*Given exercise*:
Repeat the lines exactly from the line that contains "Generate a web" through the line that contains "const yTicks = [0.3, 0.4, 0.5, 0.6, 0.7, 0.8, 0.9, 1];"; leave images out and add nothing.

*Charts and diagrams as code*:

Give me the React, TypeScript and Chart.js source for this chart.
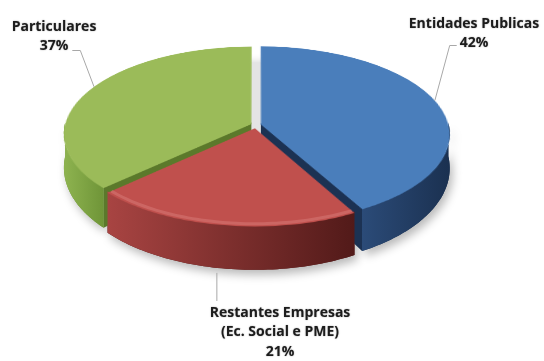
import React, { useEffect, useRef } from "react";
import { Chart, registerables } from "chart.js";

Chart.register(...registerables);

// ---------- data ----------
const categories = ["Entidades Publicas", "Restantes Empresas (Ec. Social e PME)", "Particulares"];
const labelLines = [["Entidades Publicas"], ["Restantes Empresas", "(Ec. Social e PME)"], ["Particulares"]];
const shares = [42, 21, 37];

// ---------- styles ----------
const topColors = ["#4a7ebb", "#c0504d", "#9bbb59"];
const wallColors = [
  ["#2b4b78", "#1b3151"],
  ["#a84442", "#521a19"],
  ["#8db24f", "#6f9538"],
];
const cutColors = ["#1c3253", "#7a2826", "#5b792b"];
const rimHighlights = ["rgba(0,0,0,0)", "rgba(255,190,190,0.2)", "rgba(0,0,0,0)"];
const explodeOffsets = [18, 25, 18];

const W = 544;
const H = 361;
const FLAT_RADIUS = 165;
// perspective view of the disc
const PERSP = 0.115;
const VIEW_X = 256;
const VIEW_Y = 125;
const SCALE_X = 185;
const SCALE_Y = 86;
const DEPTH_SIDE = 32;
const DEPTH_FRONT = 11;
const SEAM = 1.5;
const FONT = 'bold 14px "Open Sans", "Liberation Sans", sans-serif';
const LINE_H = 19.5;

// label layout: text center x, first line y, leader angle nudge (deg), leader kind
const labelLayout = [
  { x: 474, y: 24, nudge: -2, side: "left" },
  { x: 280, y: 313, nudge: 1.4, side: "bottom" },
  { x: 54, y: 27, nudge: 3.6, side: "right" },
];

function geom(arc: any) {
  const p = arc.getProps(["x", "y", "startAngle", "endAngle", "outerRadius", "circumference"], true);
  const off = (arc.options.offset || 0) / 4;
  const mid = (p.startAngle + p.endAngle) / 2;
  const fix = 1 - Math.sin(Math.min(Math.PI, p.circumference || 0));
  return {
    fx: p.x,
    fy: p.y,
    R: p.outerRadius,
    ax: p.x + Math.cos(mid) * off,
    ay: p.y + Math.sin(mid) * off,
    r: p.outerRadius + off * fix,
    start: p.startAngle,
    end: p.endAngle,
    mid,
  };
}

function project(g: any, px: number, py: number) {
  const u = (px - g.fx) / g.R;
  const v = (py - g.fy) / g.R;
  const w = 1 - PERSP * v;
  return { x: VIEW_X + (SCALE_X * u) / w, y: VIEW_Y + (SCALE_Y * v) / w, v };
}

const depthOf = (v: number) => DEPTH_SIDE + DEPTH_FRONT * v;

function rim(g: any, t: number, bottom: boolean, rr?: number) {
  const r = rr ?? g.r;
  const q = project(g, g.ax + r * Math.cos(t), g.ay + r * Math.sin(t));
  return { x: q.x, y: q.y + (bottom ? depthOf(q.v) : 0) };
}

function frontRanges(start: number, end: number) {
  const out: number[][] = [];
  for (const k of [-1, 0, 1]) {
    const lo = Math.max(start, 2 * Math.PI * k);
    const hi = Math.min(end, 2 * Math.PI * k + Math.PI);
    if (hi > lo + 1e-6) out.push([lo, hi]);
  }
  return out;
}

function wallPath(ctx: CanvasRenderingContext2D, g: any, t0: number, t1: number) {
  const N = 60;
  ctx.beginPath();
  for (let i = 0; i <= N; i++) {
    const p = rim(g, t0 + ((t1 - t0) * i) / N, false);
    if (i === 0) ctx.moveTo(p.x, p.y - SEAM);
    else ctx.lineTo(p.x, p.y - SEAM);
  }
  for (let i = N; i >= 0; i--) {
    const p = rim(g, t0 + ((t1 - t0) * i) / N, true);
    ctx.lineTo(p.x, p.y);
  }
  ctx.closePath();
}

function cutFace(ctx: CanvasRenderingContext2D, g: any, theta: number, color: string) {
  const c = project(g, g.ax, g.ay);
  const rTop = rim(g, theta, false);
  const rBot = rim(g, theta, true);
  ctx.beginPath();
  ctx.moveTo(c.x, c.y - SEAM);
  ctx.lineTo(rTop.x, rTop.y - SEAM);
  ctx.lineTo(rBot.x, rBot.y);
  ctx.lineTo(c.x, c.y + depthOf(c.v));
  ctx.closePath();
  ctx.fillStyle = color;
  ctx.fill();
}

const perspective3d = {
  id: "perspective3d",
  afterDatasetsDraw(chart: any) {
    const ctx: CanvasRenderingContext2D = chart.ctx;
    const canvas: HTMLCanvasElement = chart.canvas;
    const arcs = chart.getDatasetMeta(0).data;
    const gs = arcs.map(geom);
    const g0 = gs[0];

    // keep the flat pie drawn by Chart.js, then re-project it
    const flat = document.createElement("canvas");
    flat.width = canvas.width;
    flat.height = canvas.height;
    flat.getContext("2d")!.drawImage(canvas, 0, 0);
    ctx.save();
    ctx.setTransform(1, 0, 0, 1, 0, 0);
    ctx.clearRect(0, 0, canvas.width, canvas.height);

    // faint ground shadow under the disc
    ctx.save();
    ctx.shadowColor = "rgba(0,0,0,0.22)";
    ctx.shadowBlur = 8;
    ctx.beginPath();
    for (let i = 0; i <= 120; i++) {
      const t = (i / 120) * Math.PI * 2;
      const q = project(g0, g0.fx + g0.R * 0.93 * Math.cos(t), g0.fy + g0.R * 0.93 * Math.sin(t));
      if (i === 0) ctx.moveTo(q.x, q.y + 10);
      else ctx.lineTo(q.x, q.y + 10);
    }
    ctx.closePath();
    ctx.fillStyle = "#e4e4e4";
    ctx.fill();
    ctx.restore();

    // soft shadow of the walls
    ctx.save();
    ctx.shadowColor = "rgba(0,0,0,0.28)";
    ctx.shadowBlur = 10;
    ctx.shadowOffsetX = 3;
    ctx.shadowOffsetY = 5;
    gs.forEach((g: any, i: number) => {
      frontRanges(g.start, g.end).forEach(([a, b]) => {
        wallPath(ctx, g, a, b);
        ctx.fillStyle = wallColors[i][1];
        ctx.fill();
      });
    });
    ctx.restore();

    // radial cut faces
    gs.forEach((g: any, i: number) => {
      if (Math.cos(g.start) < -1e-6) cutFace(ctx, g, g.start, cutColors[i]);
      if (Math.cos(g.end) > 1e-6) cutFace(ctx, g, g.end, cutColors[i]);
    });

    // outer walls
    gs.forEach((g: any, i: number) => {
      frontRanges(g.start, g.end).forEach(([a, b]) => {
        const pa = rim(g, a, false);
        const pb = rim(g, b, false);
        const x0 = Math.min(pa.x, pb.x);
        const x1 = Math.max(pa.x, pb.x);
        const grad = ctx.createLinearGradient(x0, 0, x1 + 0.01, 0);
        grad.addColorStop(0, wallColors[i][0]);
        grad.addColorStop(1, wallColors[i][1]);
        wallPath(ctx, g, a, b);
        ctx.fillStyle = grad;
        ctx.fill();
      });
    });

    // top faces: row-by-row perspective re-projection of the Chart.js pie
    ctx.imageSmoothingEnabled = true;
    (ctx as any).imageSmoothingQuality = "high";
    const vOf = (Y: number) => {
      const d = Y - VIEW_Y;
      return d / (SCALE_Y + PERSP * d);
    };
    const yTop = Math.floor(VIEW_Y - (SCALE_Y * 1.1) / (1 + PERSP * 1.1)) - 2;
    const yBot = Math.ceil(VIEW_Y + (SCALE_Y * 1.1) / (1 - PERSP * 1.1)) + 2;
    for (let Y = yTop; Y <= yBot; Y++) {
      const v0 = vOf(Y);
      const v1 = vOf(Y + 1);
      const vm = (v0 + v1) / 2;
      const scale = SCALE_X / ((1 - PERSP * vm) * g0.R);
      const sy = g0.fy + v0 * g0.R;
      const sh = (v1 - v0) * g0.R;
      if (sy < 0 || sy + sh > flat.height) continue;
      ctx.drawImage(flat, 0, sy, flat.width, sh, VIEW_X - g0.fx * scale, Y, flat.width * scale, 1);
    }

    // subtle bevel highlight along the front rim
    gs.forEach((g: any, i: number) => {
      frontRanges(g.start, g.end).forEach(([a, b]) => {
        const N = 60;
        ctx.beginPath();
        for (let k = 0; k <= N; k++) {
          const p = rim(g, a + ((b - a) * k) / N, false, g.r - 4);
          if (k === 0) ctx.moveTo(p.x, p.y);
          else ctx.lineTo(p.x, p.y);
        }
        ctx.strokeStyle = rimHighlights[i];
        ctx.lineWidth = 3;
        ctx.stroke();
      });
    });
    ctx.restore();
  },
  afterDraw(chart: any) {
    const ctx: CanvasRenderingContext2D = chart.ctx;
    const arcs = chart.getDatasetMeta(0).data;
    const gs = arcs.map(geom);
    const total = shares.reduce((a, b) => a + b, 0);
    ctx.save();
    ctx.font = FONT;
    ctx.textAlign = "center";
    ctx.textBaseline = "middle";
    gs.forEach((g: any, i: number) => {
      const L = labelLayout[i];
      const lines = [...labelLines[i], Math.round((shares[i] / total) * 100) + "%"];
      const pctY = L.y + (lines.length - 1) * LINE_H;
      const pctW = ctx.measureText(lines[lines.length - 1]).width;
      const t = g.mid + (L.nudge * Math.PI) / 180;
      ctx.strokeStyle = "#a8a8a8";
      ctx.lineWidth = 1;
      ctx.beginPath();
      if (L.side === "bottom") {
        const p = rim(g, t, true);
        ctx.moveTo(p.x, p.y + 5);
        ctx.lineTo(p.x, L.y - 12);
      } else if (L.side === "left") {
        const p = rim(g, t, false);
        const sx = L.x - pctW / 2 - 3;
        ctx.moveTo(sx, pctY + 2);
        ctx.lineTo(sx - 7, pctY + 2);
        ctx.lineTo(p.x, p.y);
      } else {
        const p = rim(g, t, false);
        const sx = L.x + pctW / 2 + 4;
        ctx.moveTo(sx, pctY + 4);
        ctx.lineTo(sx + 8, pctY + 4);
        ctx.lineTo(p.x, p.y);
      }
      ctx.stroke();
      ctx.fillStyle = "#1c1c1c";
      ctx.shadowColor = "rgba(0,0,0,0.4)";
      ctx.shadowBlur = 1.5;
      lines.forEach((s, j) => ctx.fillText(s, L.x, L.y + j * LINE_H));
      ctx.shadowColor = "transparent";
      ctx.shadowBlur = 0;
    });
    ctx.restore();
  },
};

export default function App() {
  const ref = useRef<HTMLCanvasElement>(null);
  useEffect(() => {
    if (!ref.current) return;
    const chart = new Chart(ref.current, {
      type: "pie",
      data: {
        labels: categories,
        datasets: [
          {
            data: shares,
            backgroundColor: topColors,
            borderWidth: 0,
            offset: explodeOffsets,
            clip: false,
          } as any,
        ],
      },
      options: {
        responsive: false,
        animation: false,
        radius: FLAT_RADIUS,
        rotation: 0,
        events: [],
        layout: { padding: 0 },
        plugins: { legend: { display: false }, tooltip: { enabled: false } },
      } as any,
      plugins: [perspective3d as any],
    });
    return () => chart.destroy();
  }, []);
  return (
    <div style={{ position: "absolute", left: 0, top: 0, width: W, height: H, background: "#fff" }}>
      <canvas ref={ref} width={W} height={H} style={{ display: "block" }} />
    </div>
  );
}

---

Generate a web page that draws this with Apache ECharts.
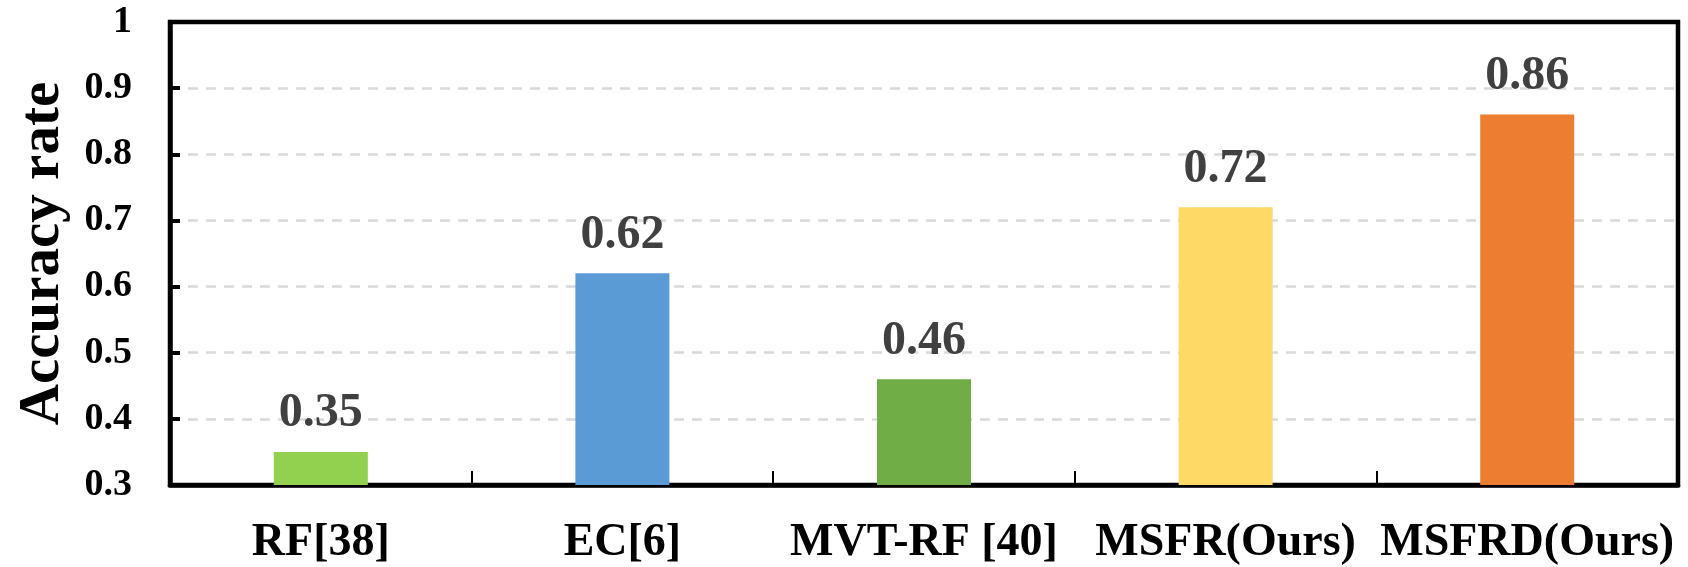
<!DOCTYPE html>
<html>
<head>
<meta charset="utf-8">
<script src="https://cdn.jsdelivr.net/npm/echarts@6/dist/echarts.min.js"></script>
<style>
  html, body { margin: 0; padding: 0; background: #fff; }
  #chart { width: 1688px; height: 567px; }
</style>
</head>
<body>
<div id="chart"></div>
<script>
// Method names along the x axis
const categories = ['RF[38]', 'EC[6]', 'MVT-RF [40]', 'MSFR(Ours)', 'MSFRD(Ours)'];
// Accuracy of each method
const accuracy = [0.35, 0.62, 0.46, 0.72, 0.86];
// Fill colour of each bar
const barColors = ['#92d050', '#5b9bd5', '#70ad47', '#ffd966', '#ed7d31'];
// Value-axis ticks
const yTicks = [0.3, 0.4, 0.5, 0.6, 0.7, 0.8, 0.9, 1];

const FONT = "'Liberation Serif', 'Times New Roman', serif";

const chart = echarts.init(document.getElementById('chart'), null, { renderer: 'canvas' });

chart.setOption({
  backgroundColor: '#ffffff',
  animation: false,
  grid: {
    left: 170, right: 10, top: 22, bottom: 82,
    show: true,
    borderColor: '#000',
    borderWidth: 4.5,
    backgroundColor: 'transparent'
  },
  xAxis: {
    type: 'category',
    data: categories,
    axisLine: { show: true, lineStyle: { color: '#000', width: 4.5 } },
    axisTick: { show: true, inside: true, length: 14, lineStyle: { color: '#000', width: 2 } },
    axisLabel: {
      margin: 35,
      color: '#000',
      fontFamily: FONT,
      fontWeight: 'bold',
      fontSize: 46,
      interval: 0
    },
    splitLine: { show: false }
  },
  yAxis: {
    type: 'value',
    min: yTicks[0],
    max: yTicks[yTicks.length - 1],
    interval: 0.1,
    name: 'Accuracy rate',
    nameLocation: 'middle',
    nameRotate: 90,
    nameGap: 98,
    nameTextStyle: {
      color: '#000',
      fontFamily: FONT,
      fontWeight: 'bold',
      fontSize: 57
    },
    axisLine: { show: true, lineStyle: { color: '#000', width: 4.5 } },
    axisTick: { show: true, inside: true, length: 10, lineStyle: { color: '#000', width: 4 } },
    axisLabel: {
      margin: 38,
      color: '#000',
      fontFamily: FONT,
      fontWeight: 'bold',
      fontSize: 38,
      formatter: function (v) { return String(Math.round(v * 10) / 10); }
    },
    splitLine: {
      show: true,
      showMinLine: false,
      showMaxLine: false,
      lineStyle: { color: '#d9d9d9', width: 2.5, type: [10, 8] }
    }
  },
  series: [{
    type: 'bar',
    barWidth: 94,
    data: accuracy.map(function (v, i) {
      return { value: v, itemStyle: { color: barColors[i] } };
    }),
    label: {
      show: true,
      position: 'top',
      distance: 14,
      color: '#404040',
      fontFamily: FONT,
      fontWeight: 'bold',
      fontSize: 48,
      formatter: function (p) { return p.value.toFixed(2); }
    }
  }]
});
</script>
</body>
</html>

*Final result*:
Generate a web page that draws this with Apache ECharts.
<!DOCTYPE html>
<html>
<head>
<meta charset="utf-8">
<script src="https://cdn.jsdelivr.net/npm/echarts@6/dist/echarts.min.js"></script>
<style>
  html, body { margin: 0; padding: 0; background: #fff; }
  #chart { width: 1688px; height: 567px; }
</style>
</head>
<body>
<div id="chart"></div>
<script>
// Method names along the x axis
const categories = ['RF[38]', 'EC[6]', 'MVT-RF [40]', 'MSFR(Ours)', 'MSFRD(Ours)'];
// Accuracy of each method
const accuracy = [0.35, 0.62, 0.46, 0.72, 0.86];
// Fill colour of each bar
const barColors = ['#92d050', '#5b9bd5', '#70ad47', '#ffd966', '#ed7d31'];
// Value-axis ticks
const yTicks = [0.3, 0.4, 0.5, 0.6, 0.7, 0.8, 0.9, 1];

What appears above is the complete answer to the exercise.